Project/Area Number	21K15872
Research Category	Grant-in-Aid for Early-Career Scientists
Allocation Type	Multi-year Fund
Review Section	Basic Section 52050:Embryonic medicine and pediatrics-related
Research Institution	Jichi Medical University
Principal Investigator	Byambaa Suvd 自治医科大学, 医学部, 客員研究員 (90834193)
Project Period (FY)	2021-04-01 – 2023-03-31
Project Status	Completed (Fiscal Year 2022)
Budget Amount *help	¥4,030,000 (Direct Cost: ¥3,100,000、Indirect Cost: ¥930,000) Fiscal Year 2022: ¥2,080,000 (Direct Cost: ¥1,600,000、Indirect Cost: ¥480,000) Fiscal Year 2021: ¥1,950,000 (Direct Cost: ¥1,500,000、Indirect Cost: ¥450,000)
Keywords	CRISPR/Cas9 / Hematopoietic stem cells / HDR / Genome-editing / beta-glucan / mTOR inhibitor / GSK inhibitor / Engraftment / Hematopoietic stem cell / NHEJ / SCID
Outline of Research at the Start	In the proposed study, I will develop HDR-edited long-term HSC for autologous transplantation to cure X-SCID in the mice.

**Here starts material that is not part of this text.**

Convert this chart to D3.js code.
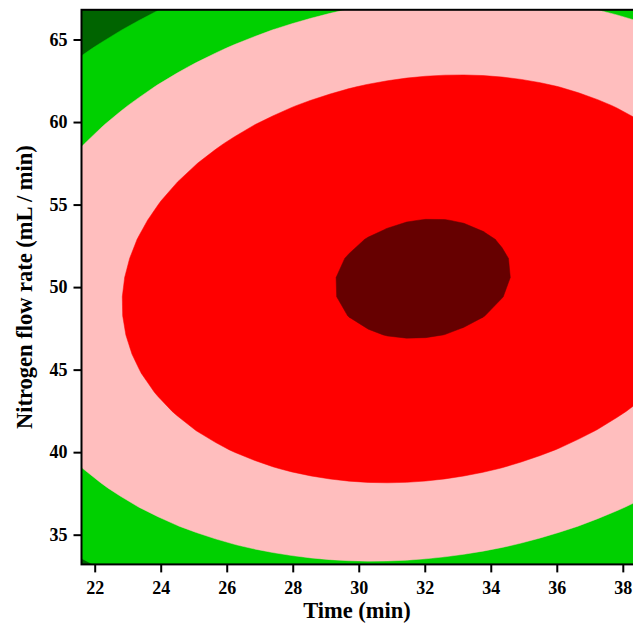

In the future, this approach can be easily converted to the genome-editing of human true HSC and translate to the large animal study.
Outline of Final Research Achievements	To improve in vitro HDR editing efficiency of expanded/edited long-term HSCs, we tested first, GSK and mTOR inhibitors which are known to support the maintenance and self-renewal of HSCs. Treatment with two inhibitors, HDR-mediated editing improved from ~5% to 10-30% in vitro; from ~1% to ~10% in vivo 2) Modified single-strand DNA template to conjugate the template to Cas9, and it showed 5-20% in vitro; ~5% in vivo after serial transplantation. Second, we established and optimized the method to improve the edited cell engraftment by using beta-glucan. Our result showed that beta-glucan protects HSCs and improves their engraftment ability. These results showed that ex vivo expanded and HDR-edited cells are capable to repopulate HDR-edited multilineage cells after transplantation, demonstrating that precise genome editing of expanded long-term HSCs is feasible.
Academic Significance and Societal Importance of the Research Achievements	Genome-edited HSCs engraftment capability is an important point for successful HSCs transplantation. This work shows the ex vivo treatment of beta-glucan before the genome-editing process has protective effects for genome-edited HSCs to survive in the recipient body after transplantation.